Customers are more willing to outsource in Europe now. What are your investment plans in Europe?

(VN): Europe has been our geography of focus for very long time. If you look at it over the years, the share of Europe was high. It trailed off later. But, over the last 2-3 years, we have brought it back to the current 10 per cent level that you're looking at. We would like to take it up further. Interestingly, broader digital work is happening in the US and India. India is a step along with the US in digital adoption. Thanks to the digital ecosystem here. Traditionally, we started in India, we have a higher brand recall in India. So, we have some of our initial customers in India. Portability of the work, skill and technology that we are doing here is high for all clients across the US and Europe.

All industry players are now of the opinion that elevated attrition level is now stabilizing and we can see attrition coming down in coming quarters. What are your views on this aspect? Have you seen initial signs of stabilisation in the attrition front?

Joseph Anantharaju (JA): Supply side is an industry issue at this point of time. A lot of focus and effort within the company is going towards solving that issue. We have look at it in multiple ways. Firstly, we have to increase the freshers' intake and second how to make them deployable quickly. We have a good campus hiring this year. Freshers will be joining us in next six months. Also, we continue to hire from finishing schools, which have served us well. We work with finishing schools for specific skills and that number has increased.

Will we see the reflection of these steps on attrition numbers in the fourth quarter?

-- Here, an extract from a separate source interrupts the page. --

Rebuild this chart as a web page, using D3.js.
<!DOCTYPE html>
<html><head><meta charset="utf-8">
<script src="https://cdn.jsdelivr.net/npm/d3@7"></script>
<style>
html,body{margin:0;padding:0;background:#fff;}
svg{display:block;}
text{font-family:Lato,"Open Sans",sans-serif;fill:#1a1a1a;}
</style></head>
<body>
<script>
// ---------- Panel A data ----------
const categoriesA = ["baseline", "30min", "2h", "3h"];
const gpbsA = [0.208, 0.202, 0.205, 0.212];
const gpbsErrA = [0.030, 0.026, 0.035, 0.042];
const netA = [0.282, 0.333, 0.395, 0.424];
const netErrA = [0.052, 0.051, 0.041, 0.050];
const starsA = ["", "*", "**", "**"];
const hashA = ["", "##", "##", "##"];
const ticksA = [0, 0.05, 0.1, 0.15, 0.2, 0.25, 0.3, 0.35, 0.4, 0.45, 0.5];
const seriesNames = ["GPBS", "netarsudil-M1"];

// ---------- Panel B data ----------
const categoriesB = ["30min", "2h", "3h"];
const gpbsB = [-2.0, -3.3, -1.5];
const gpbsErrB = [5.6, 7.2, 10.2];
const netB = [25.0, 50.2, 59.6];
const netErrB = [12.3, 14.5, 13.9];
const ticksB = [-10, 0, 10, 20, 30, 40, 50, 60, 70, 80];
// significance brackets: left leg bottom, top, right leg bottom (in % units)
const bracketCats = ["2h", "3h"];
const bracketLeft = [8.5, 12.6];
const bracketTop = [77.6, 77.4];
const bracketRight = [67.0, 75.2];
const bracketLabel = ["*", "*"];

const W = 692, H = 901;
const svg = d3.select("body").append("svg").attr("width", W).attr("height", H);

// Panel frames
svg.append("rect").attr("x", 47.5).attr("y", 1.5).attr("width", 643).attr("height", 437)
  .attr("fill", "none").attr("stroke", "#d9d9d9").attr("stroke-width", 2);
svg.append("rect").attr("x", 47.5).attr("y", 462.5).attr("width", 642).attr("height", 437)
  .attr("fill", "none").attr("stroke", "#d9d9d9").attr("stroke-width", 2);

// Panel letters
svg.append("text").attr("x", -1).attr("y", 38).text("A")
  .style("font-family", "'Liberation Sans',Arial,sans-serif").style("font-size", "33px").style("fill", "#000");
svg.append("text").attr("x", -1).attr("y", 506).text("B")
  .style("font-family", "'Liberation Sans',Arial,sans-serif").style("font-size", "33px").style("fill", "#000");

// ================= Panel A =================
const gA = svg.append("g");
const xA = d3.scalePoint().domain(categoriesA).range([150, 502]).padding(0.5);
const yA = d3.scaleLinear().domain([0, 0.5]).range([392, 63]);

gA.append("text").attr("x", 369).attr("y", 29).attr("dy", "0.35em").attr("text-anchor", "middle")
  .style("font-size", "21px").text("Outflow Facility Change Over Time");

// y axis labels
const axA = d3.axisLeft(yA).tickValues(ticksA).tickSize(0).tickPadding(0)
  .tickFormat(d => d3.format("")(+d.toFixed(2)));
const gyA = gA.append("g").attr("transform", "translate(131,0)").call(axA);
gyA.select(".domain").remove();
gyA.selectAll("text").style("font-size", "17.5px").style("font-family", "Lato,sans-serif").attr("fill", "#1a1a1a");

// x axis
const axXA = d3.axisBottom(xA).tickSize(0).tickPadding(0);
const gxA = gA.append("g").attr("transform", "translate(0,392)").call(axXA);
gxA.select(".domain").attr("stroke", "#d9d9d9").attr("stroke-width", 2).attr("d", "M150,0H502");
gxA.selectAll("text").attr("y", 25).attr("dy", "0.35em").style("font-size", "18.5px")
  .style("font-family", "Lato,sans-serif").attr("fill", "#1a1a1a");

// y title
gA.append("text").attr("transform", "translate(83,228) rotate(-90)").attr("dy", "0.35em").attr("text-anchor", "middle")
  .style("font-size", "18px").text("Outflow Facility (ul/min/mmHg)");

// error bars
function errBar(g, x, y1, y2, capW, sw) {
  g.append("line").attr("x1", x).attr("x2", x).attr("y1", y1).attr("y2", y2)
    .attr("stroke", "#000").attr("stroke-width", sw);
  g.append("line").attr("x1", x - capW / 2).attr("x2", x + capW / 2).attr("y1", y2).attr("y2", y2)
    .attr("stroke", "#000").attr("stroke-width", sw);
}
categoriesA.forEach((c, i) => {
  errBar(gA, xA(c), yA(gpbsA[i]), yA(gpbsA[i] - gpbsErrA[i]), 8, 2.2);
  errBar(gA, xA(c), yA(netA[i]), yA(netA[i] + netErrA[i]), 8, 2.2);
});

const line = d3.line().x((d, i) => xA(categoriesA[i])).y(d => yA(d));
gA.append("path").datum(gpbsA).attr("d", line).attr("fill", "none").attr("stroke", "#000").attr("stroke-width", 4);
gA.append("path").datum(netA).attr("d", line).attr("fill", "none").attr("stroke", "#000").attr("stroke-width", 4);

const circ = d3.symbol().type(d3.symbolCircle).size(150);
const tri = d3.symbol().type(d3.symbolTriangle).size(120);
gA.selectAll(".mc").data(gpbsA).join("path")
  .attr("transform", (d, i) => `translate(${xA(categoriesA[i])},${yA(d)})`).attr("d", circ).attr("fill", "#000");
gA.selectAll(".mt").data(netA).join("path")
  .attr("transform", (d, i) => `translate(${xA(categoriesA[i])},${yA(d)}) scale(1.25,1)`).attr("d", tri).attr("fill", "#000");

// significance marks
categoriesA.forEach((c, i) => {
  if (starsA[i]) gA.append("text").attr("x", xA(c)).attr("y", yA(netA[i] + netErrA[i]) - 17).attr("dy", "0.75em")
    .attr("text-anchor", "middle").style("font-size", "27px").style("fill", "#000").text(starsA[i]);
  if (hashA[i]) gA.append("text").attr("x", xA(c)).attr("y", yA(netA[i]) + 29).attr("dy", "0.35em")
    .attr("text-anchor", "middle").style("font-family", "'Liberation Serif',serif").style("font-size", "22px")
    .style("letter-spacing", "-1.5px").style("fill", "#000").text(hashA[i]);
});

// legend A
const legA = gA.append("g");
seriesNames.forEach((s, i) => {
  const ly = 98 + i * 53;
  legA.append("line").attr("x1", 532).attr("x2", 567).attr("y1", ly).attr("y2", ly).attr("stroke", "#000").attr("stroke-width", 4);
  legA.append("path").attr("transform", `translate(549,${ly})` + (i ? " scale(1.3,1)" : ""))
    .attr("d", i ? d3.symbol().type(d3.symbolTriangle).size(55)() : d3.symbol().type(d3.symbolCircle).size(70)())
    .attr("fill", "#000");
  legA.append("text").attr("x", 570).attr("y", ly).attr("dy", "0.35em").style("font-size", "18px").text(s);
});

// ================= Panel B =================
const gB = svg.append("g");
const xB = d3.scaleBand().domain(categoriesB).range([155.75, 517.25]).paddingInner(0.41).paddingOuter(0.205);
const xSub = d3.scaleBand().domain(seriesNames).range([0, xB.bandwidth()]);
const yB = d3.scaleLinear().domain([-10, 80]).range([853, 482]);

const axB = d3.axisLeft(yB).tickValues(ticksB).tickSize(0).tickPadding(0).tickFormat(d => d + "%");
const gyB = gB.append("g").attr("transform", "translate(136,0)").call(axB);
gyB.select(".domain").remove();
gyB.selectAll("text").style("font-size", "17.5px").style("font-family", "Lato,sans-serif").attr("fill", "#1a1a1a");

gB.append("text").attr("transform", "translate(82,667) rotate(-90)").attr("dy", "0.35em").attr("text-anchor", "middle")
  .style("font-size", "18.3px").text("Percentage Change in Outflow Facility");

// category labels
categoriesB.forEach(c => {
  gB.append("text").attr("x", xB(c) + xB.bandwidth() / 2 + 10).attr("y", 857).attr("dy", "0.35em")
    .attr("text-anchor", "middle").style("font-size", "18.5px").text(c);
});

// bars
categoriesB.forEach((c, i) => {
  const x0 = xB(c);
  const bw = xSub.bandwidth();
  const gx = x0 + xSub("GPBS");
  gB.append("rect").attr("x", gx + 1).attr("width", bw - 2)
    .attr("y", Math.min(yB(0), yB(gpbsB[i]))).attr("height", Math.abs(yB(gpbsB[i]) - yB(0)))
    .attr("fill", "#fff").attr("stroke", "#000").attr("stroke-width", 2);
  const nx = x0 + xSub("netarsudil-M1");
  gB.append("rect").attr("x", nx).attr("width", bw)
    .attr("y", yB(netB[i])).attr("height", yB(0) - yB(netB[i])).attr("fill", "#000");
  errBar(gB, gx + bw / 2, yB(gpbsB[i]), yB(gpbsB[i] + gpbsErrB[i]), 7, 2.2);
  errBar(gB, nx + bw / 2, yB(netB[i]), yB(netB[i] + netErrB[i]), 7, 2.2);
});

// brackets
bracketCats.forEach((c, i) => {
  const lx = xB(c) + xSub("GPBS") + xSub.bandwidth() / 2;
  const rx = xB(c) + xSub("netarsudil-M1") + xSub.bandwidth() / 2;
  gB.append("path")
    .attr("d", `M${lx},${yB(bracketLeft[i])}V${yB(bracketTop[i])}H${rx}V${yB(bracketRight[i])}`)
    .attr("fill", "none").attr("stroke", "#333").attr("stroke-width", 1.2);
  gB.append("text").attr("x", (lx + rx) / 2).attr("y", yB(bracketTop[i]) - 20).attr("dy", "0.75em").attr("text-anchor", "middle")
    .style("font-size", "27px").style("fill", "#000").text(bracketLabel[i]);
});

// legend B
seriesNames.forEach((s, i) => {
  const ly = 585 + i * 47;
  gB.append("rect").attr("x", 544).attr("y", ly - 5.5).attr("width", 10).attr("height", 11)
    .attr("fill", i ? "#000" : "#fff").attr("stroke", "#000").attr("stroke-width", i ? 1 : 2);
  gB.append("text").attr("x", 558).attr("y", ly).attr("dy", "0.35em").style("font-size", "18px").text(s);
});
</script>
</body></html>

(JA): It should reflect in the next quarter as we increase hiring. As you've seen, we have added almost 800 people on net basis in year-to-date term and we just have to continue numbers at the similar pace to sustain our growth.

Can you give some view on the subcontractor expenses in recent quarters? Will it come down as you add more people in coming quarters?

(VN): Subcontractor expenses have picked from 9 per cent in the same quarter last year to 13 per cent in the immediate preceding quarter to 12 per cent right now. The number is likely to be 12-14 per cent range. It is more of a supply-demand situation.